Task goal: Retype exactly the lines below, beginning with the first and ending with the line where "y_ticks_d = [5200, 5300, 5400, 5500, 5600, 5700, 5800]" appears.

Data lines:
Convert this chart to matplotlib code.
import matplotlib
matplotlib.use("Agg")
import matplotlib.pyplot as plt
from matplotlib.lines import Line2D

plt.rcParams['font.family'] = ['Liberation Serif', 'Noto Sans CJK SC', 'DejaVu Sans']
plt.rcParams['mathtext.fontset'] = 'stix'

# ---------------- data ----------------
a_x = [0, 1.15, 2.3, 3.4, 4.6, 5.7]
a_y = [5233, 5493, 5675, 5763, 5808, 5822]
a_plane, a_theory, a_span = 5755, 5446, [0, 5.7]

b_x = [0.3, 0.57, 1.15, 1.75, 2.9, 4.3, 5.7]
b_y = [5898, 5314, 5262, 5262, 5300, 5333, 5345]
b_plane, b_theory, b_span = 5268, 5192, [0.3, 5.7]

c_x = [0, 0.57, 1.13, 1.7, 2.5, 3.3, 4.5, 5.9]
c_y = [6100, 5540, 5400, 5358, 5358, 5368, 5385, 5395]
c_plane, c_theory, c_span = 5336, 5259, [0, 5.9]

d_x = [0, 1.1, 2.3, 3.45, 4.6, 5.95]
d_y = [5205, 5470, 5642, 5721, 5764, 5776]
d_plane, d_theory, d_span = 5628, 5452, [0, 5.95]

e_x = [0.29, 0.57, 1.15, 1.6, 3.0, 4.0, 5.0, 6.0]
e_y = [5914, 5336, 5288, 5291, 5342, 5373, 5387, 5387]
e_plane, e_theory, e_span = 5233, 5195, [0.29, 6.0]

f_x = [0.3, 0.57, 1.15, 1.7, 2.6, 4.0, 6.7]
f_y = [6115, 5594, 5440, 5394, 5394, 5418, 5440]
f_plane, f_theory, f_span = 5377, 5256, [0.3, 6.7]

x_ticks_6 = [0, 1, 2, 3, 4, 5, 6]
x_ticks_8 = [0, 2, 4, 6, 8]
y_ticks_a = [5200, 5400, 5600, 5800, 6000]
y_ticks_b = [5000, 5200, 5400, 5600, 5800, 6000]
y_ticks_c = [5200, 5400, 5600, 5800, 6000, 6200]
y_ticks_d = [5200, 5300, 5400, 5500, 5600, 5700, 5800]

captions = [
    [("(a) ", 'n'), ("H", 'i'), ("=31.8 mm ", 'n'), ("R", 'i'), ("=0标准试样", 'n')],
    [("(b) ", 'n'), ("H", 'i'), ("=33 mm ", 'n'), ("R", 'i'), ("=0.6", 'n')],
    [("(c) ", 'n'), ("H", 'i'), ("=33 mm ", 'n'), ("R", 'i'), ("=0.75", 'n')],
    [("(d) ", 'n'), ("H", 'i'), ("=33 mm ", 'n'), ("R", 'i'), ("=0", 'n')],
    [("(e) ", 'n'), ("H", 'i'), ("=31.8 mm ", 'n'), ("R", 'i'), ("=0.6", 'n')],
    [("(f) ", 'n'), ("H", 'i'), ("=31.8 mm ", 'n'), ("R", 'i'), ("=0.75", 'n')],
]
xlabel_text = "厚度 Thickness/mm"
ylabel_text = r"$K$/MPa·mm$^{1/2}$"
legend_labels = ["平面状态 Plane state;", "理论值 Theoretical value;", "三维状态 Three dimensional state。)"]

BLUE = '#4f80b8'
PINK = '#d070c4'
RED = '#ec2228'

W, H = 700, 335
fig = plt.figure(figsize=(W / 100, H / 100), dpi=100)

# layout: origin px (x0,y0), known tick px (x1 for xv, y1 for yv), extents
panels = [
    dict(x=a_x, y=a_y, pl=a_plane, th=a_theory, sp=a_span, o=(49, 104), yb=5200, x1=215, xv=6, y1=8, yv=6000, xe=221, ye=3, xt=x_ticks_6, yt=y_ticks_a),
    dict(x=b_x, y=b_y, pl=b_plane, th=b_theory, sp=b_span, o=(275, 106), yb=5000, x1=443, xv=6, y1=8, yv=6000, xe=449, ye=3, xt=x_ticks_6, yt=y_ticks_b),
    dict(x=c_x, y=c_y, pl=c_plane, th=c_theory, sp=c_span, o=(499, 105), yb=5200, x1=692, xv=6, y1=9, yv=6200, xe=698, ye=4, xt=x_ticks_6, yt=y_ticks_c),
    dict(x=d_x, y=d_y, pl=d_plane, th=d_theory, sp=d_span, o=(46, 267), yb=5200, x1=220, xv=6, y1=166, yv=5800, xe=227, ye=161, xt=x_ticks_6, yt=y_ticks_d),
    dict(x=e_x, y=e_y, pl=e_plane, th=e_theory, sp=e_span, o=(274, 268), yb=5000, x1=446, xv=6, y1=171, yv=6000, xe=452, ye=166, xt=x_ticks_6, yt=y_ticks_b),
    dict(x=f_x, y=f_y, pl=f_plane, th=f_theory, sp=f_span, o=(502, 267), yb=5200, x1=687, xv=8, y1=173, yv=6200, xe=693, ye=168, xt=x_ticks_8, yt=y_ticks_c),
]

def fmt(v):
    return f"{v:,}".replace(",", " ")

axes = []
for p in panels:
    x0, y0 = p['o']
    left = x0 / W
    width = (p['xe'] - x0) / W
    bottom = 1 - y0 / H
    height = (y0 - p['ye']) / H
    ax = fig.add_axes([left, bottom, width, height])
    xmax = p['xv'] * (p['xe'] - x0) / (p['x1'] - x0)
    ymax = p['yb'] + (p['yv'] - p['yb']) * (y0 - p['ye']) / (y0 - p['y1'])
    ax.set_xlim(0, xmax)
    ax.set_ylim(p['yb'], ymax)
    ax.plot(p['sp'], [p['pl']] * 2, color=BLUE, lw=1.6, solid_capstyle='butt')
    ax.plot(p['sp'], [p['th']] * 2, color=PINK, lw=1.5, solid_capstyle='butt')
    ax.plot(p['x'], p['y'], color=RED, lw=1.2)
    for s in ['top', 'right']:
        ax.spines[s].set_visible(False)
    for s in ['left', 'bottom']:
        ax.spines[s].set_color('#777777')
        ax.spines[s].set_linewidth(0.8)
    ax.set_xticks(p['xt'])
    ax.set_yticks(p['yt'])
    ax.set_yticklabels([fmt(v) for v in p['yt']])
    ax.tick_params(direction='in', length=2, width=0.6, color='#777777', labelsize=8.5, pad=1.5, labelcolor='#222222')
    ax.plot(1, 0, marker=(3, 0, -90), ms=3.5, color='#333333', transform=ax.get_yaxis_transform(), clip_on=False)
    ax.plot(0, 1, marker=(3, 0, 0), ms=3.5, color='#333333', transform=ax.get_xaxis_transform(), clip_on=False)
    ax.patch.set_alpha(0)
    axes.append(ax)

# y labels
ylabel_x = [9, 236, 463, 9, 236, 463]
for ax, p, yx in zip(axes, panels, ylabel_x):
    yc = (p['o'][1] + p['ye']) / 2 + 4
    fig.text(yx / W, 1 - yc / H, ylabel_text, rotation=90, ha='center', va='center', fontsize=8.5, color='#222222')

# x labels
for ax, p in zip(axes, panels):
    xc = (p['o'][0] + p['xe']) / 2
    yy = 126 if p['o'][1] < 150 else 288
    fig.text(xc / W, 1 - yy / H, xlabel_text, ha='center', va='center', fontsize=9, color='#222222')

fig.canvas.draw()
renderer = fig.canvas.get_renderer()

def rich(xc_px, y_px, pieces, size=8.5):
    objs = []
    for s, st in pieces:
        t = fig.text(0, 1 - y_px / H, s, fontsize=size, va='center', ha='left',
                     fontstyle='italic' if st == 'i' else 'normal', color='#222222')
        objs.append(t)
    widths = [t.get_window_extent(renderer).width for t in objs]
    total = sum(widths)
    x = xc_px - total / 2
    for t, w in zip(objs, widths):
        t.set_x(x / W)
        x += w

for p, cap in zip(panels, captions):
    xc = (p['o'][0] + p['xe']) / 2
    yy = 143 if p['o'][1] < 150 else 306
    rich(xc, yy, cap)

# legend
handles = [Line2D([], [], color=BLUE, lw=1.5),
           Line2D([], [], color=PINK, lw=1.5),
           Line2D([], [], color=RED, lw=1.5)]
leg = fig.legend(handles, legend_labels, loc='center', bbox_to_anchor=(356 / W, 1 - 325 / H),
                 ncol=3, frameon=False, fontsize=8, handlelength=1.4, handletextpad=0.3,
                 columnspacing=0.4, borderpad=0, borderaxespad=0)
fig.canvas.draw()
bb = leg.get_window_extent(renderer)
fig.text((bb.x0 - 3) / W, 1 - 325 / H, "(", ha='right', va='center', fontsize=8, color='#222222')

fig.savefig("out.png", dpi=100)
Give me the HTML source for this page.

Response:
Convert this chart to matplotlib code.
import matplotlib
matplotlib.use("Agg")
import matplotlib.pyplot as plt
from matplotlib.lines import Line2D

plt.rcParams['font.family'] = ['Liberation Serif', 'Noto Sans CJK SC', 'DejaVu Sans']
plt.rcParams['mathtext.fontset'] = 'stix'

# ---------------- data ----------------
a_x = [0, 1.15, 2.3, 3.4, 4.6, 5.7]
a_y = [5233, 5493, 5675, 5763, 5808, 5822]
a_plane, a_theory, a_span = 5755, 5446, [0, 5.7]

b_x = [0.3, 0.57, 1.15, 1.75, 2.9, 4.3, 5.7]
b_y = [5898, 5314, 5262, 5262, 5300, 5333, 5345]
b_plane, b_theory, b_span = 5268, 5192, [0.3, 5.7]

c_x = [0, 0.57, 1.13, 1.7, 2.5, 3.3, 4.5, 5.9]
c_y = [6100, 5540, 5400, 5358, 5358, 5368, 5385, 5395]
c_plane, c_theory, c_span = 5336, 5259, [0, 5.9]

d_x = [0, 1.1, 2.3, 3.45, 4.6, 5.95]
d_y = [5205, 5470, 5642, 5721, 5764, 5776]
d_plane, d_theory, d_span = 5628, 5452, [0, 5.95]

e_x = [0.29, 0.57, 1.15, 1.6, 3.0, 4.0, 5.0, 6.0]
e_y = [5914, 5336, 5288, 5291, 5342, 5373, 5387, 5387]
e_plane, e_theory, e_span = 5233, 5195, [0.29, 6.0]

f_x = [0.3, 0.57, 1.15, 1.7, 2.6, 4.0, 6.7]
f_y = [6115, 5594, 5440, 5394, 5394, 5418, 5440]
f_plane, f_theory, f_span = 5377, 5256, [0.3, 6.7]

x_ticks_6 = [0, 1, 2, 3, 4, 5, 6]
x_ticks_8 = [0, 2, 4, 6, 8]
y_ticks_a = [5200, 5400, 5600, 5800, 6000]
y_ticks_b = [5000, 5200, 5400, 5600, 5800, 6000]
y_ticks_c = [5200, 5400, 5600, 5800, 6000, 6200]
y_ticks_d = [5200, 5300, 5400, 5500, 5600, 5700, 5800]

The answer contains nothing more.